Andy Warhol: Portraits of the Seventies and Eighties - Museum of Contemporary Art Australia in Sydney, and in the Anthony d’Offay Gallery in London.


Orange Prince (1984) is owned by a private British collector. It was previously in the personal collection of Andy Warhol, with the other Prince Series works, then via his estate to the Andy Warhol Foundation.

Copyright Infringement[edit]

As noted above, Warhol primarily created the portraits in the Prince Series for his private collection. Other than the original portrait published in the November 1984 issue of Vanity Fair, the Prince Series was not commissioned by either the magazine, its parent company Condé Nast, the original photographer of the source image Lynn Goldsmith, or Prince himself. After Prince's death in 2016, Condé Nast published its commemorative magazine with one of the Prince Series variants as the cover image.[42] Despite originally licensing the photograph and the co-credit in Vanity Fair back in 1984, Goldsmith alleged that she had been unaware of the existence of the illustration and the Prince Series until 2016, over 30 years later when she saw the Condé Nast cover. Furthermore, Condé Nast only credited the Andy Warhol Foundation in the 2016 magazine and did not mention her.[5]

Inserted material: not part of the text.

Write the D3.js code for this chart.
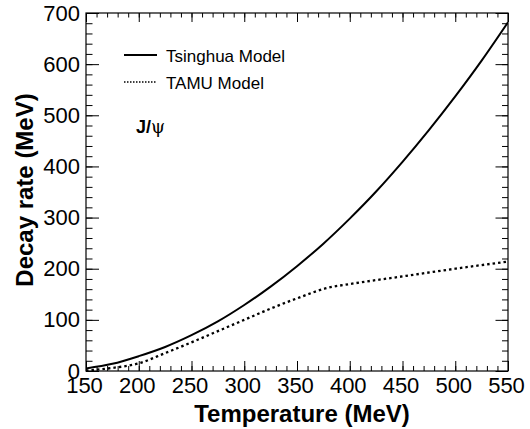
<!DOCTYPE html>
<html>
<head>
<meta charset="utf-8">
<script src="https://cdn.jsdelivr.net/npm/d3@7"></script>
<style>
  body { margin: 0; background: #fff; }
  svg { display: block; font-family: "Liberation Sans", Arial, sans-serif; }
</style>
</head>
<body>
<svg width="530" height="429"></svg>
<script>
var svg = d3.select('svg');

// temperature grid (MeV)
var temps = [150, 175, 200, 225, 250, 275, 300, 325, 350, 375, 400, 425, 450, 475, 500, 525, 550];
// Tsinghua model decay rate (MeV)
var tsinghua = [5, 14, 29, 47, 70, 97, 129, 165, 205, 249, 298, 351, 409, 471, 537, 607, 682];
// TAMU model (has a kink near 380 MeV)
var tamuT = [150, 175, 200, 225, 250, 275, 300, 325, 350, 380, 400, 450, 500, 550];
var tamu = [1, 6, 15, 35, 56, 78, 100, 122, 142, 163, 170, 185, 200, 214];

var xTicks = [150, 200, 250, 300, 350, 400, 450, 500, 550];
var yTicks = [0, 100, 200, 300, 400, 500, 600, 700];

var pL = 86, pR = 508, pT = 13, pB = 371;

var x = d3.scaleLinear().domain([150, 550]).range([pL, pR]);
var y = d3.scaleLinear().domain([0, 700]).range([pB, pT]);

// minor ticks
var xMinor = d3.range(150, 551, 10);
var yMinor = d3.range(0, 701, 20);

var g = svg.append('g');

// bottom axis
g.append('g')
    .attr('transform', 'translate(0,' + pB + ')')
    .call(d3.axisBottom(x).tickValues(xMinor).tickSize(-5).tickFormat(''))
    .call(function(s){ s.select('.domain').remove(); });
g.append('g')
    .attr('transform', 'translate(0,' + pB + ')')
    .call(d3.axisBottom(x).tickValues(xTicks).tickSize(-10).tickPadding(6).tickFormat(d3.format('d')))
    .call(function(s){
        s.select('.domain').remove();
        s.selectAll('text').attr('font-size', 22).attr('fill', '#000')
            .attr('font-family', '"Liberation Sans", Arial, sans-serif')
            .attr('dx', -2);
    });

// top axis (ticks only)
g.append('g')
    .attr('transform', 'translate(0,' + pT + ')')
    .call(d3.axisTop(x).tickValues(xMinor).tickSize(-4.5).tickFormat(''))
    .call(function(s){ s.select('.domain').remove(); });
g.append('g')
    .attr('transform', 'translate(0,' + pT + ')')
    .call(d3.axisTop(x).tickValues(xTicks).tickSize(-9).tickFormat(''))
    .call(function(s){ s.select('.domain').remove(); });

// left axis
g.append('g')
    .attr('transform', 'translate(' + pL + ',0)')
    .call(d3.axisLeft(y).tickValues(yMinor).tickSize(-6.5).tickFormat(''))
    .call(function(s){ s.select('.domain').remove(); });
g.append('g')
    .attr('transform', 'translate(' + pL + ',0)')
    .call(d3.axisLeft(y).tickValues(yTicks).tickSize(-13).tickPadding(6).tickFormat(d3.format('d')))
    .call(function(s){
        s.select('.domain').remove();
        s.selectAll('text').attr('font-size', 22).attr('fill', '#000')
            .attr('font-family', '"Liberation Sans", Arial, sans-serif');
    });

// right axis (ticks only)
g.append('g')
    .attr('transform', 'translate(' + pR + ',0)')
    .call(d3.axisRight(y).tickValues(yMinor).tickSize(-6).tickFormat(''))
    .call(function(s){ s.select('.domain').remove(); });
g.append('g')
    .attr('transform', 'translate(' + pR + ',0)')
    .call(d3.axisRight(y).tickValues(yTicks).tickSize(-12.5).tickFormat(''))
    .call(function(s){ s.select('.domain').remove(); });

g.selectAll('.tick line').attr('stroke', '#000').attr('stroke-width', 1);

// frame
svg.append('rect')
    .attr('x', pL).attr('y', pT)
    .attr('width', pR - pL).attr('height', pB - pT)
    .attr('fill', 'none').attr('stroke', '#000').attr('stroke-width', 1.2);

// curves
svg.append('clipPath').attr('id', 'clip')
    .append('rect').attr('x', pL).attr('y', pT)
    .attr('width', pR - pL).attr('height', pB - pT);

var line = d3.line().curve(d3.curveMonotoneX);

svg.append('path')
    .attr('clip-path', 'url(#clip)')
    .attr('d', line(temps.map(function(t, i){ return [x(t), y(tsinghua[i])]; })))
    .attr('fill', 'none').attr('stroke', '#000').attr('stroke-width', 2);

svg.append('path')
    .attr('clip-path', 'url(#clip)')
    .attr('d', line(tamuT.map(function(t, i){ return [x(t), y(tamu[i])]; })))
    .attr('fill', 'none').attr('stroke', '#000').attr('stroke-width', 2.3)
    .attr('stroke-dasharray', '2.5,3');

// legend
var legend = [
    {name: 'Tsinghua Model', dash: null, w: 2},
    {name: 'TAMU Model', dash: '1.5,1.5', w: 1.5}
];
legend.forEach(function(d, i){
    var ly = 55 + i * 27;
    svg.append('line')
        .attr('x1', 124).attr('x2', 157).attr('y1', ly).attr('y2', ly)
        .attr('stroke', '#000').attr('stroke-width', d.w)
        .attr('stroke-dasharray', d.dash);
    svg.append('text')
        .attr('x', 166).attr('y', ly + 6.5)
        .attr('font-size', 17)
        .text(d.name);
});

svg.append('text')
    .attr('x', 136).attr('y', 133)
    .attr('font-size', 18).attr('font-weight', 'bold')
    .text('J/')
    .append('tspan')
    .attr('font-weight', 'normal').attr('font-family', '"DejaVu Serif", serif')
    .text('ψ');

// axis titles
svg.append('text')
    .attr('x', 302).attr('y', 422)
    .attr('text-anchor', 'middle')
    .attr('font-size', 24).attr('font-weight', 'bold')
    .text('Temperature (MeV)');

svg.append('text')
    .attr('transform', 'translate(33,' + ((pT + pB) / 2 - 2) + ') rotate(-90)')
    .attr('text-anchor', 'middle')
    .attr('font-size', 24).attr('font-weight', 'bold')
    .text('Decay rate (MeV)');
</script>
</body>
</html>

Goldsmith informed the Foundation that she believed these additional works were copyright violations of her photograph and stated her intent to seek legal action. The Foundation first filed for a preliminary ruling in the U.S. Southern District Court of New York, which then ruled in 2019 that Warhol had transformed Goldsmith's original photograph under fair use. Goldsmith then appealed to the Second Circuit Court of Appeals, which ruled in her favor in 2021. The Foundation then appealed to the U.S Supreme Court; in March 2022 the U.S. Supreme Court granted the Foundation's petition for writ of certiorari to determine the nature and definition of transformative use, to be heard in their 2022-23 term.[6] In May 2023, the Supreme Court ruled 7–2 that the Foundation's reuse of the Orange Prince image to Condé Nast was not substantially different from Goldsmith's photo and its use was commercial, thus a fair use defense did not apply, a decision in favor of Goldsmith.[43]